I had all kinds of happy stories planned to tell you in my post today, but I find I can't do it, because my heart is breaking a little bit for New York.

As I type, the whole city is being battered by a slow-moving hurricane that, the last time I saw the news, was the apparently size of Europe. Is that even possible? Could I have misheard? It's terrifying. New York is not set up to withstand hurricanes. A week ago the east coast suffered an earthquake (thankfully, my friends in Richmond Virginia are ok, but others are not).

And on Thursday, I found out that the apartment I used to live in in SoHo - filled with many, many good friends - burned up in a fire earlier this month. I feel so saddened for my SoHo friends and neighbours.
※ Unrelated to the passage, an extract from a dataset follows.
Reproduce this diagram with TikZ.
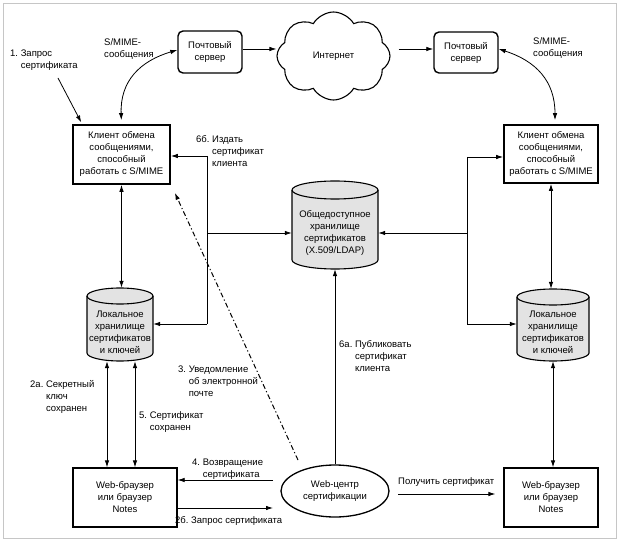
\documentclass[tikz,border=0pt]{standalone}
\usepackage{fontspec}
\setmainfont{Liberation Sans}
\usetikzlibrary{arrows.meta,shapes.geometric,shapes.symbols,calc}
\tikzset{
  txtfont/.style={font=\fontsize{9.5}{12}\selectfont},
  box/.style={draw, line width=1.3pt, align=center, inner sep=0pt, txtfont},
  thickbox/.style={box, line width=1.7pt},
  mailbox/.style={box, rounded corners=5pt, line width=1.4pt},
  cylbody/.style={fill=gray!22, draw, line width=1.1pt},
  cylline/.style={draw, line width=1.1pt},
  cylnode/.style={inner sep=0pt, draw=none},
  cyltext/.style={inner sep=0pt, align=center, txtfont},
  lbl/.style={anchor=base west, inner sep=0pt, align=left, txtfont},
  arr/.style={-{Latex[length=7pt,width=4.5pt]}, line width=0.8pt},
  arrr/.style={{Latex[length=7pt,width=4.5pt]}-{Latex[length=7pt,width=4.5pt]}, line width=0.8pt},
  plain/.style={line width=0.8pt},
  dashdotline/.style={line width=1pt, dash pattern=on 5pt off 2.5pt on 1.2pt off 2.5pt},
}
\newcommand\mycyl[8]{%
  \path[cylbody] (#2-#4,#3+#5-#6) -- (#2-#4,#3-#5+#6)
     arc[start angle=180,end angle=360,x radius=#4,y radius=#6]
     -- (#2+#4,#3+#5-#6)
     arc[start angle=0,end angle=180,x radius=#4,y radius=#6] -- cycle;
  \draw[cylline] (#2-#4,#3+#5-#6) arc[start angle=180,end angle=360,x radius=#4,y radius=#6];
  \node[cylnode, minimum width=2*#4, minimum height=2*#5] (#1) at (#2,#3) {};
  \node[cyltext] (#1-t) at (#2,#3-#7) {#8};
}
\begin{document}
\begin{tikzpicture}[x=1pt,y=1pt]
\useasboundingbox (0,0) rectangle (620,541);
\draw[gray!45, line width=0.8pt] (3,3) rectangle (616,538);

% nodes
\node[mailbox, minimum width=64, minimum height=42] (ms1) at (210,489) {Почтовый\\сервер};
\node[mailbox, minimum width=64, minimum height=41] (ms2) at (466,488.5) {Почтовый\\сервер};
\node[cloud, draw, line width=1.1pt, cloud puffs=8, cloud puff arc=120, aspect=1.3,
      minimum width=113, minimum height=88, inner sep=0pt, txtfont] (net) at (333.5,485) {Интернет};
\node[thickbox, minimum width=97, minimum height=59] (client1) at (121.5,386.5)
  {Клиент обмена\\сообщениями,\\способный\\работать с S/MIME};
\node[thickbox, minimum width=94, minimum height=58] (client2) at (551,387)
  {Клиент обмена\\сообщениями,\\способный\\работать с S/MIME};
\mycyl{pub}{335}{316}{43}{44}{9}{8}{Общедоступное\\хранилище\\сертификатов\\(X.509/LDAP)}
\mycyl{loc1}{120}{216.5}{33}{36.5}{8}{7.5}{Локальное\\хранилище\\сертификатов\\и ключей}
\mycyl{loc2}{553}{216}{36}{36}{8}{7.5}{Локальное\\хранилище\\сертификатов\\и ключей}
\node[box, minimum width=104, minimum height=59] (web1) at (125,43.5) {Web-браузер\\или браузер\\Notes};
\node[box, minimum width=94, minimum height=59] (web2) at (551,43.5) {Web-браузер\\или браузер\\Notes};
\node[ellipse, draw, line width=1.3pt, minimum width=108, minimum height=52, inner sep=0pt, align=center, txtfont]
  (ca) at (335,50) {Web-центр\\сертификации};

% coordinates
\coordinate (q1) at (58,463);
\coordinate (b1t) at (207,385);
\coordinate (b1m) at (207,308);
\coordinate (b1b) at (207,217);
\coordinate (b2t) at (467,384);
\coordinate (b2m) at (467,308);
\coordinate (b2b) at (467,217);
\coordinate (d1) at (298,81);
\coordinate (r4) at (273,61);
\coordinate (r2b) at (273,33);
\coordinate (rget) at (398,47);

% top connectors
\draw[arr] ([yshift=3pt]ms1.east) -- ([yshift=3pt]ms1.east -| net.west);
\draw[arr, shorten <=8pt] ([yshift=3.5pt]ms2.west -| net.east) -- ([yshift=3.5pt]ms2.west);
\draw[arrr, shorten >=4pt] ([yshift=2pt]ms1.west) .. controls (140,480) and (120,460) .. (client1.north);
\draw[arrr, shorten >=4pt] ([yshift=3.5pt]ms2.east) .. controls (536,480) and (555,460) .. ([xshift=4pt]client2.north);
\draw[arr, shorten >=2pt] (q1) -- ([xshift=10pt]client1.north west);

% vertical links
\draw[arrr] (client1.south) -- (client1.south |- loc1.north);
\draw[arrr] (client2.south) -- (client2.south |- loc2.north);
\draw[arrr] ([xshift=-13pt]loc1.south) -- ([xshift=-13pt]loc1.south |- web1.north);
\draw[arrr] ([xshift=15pt]loc1.south) -- ([xshift=15pt]loc1.south |- web1.north);
\draw[arrr] (loc2.south) -- (loc2.south |- web2.north);

% buses
\draw[plain] (b1t) -- (b1b);
\draw[arr] (b1t) -- (b1t -| client1.east);
\draw[arr] (b1m) -- (b1m -| pub.west);
\draw[arr] (b1b) -- (b1b -| loc1.east);
\draw[plain] (b2t) -- (b2b);
\draw[arr] (b2t) -- (b2t -| client2.west);
\draw[arr] (b2m) -- (b2m -| pub.east);
\draw[arr] (b2b) -- (b2b -| loc2.west);

% CA links
\draw[arr] (ca.north) -- (ca.north |- pub.south);
\draw[arr, dashdotline] (d1) -- ([shift={(4pt,-8pt)}]client1.south east);
\draw[arr] (r4) -- (r4 -| web1.east);
\draw[arr] (r2b -| web1.east) -- (r2b);
\draw[arr, shorten >=8pt] (rget) -- (rget -| web2.west);

% labels (base anchor = baseline of last line)
\node[lbl] (ls1) at (104,483) {S/MIME-\\сообщения};
\node[lbl] (ls2) at (533,484) {S/MIME-\\сообщения};
\node[lbl] (l1) at (10,472) {1.~Запрос\\\phantom{1.~}сертификата};
\node[lbl] (l6b) at (196,374) {6б.~Издать\\\phantom{6б.~}сертификат\\\phantom{6б.~}клиента};
\node[lbl] (l2a) at (30,130) {2а.~Секретный\\\phantom{2а.~}ключ\\\phantom{2а.~}сохранен};
\node[lbl] (l5) at (139,111) {5.~Сертификат\\\phantom{5.~}сохранен};
\node[lbl] (l3) at (178,145) {3.~Уведомление\\\phantom{3.~}об электронной\\\phantom{3.~}почте};
\node[lbl] (l6a) at (339,170) {6а.~Публиковать\\\phantom{6а.~}сертификат\\\phantom{6а.~}клиента};
\node[lbl] (l4) at (192,64) {4.~Возвращение\\\phantom{4.~}сертификата};
\node[lbl] (l2b) at (175,18) {2б.~Запрос сертификата};
\node[lbl] (lget) at (398,57) {Получить сертификат};
\end{tikzpicture}
\end{document}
Thankfully, none of them were harmed in the fire. But some lost absolutely everything: their homes, their possessions, everything from clothes and toothbrushes to travel mementos, wedding certificates and family photographs... as they rushed from the burning building in terror at 2am. Today, my friends are still homeless.

I have all these conflicting emotions: I'm grateful my friends weren't harmed; deeply saddened for their loss of everything they value and everything they need; so glad that other friends recently moved out of the building; relieved I wasn't living in the building at the time; and selfishly at a loss because 68 Thompson Street, that place in my mind that has represented the epicentre of my homesickness for New York for 18 months since I left, no longer exists.

Now, I am wishing upon every lucky star in the sky that my friends make it through Hurricane Irene unharmed, too.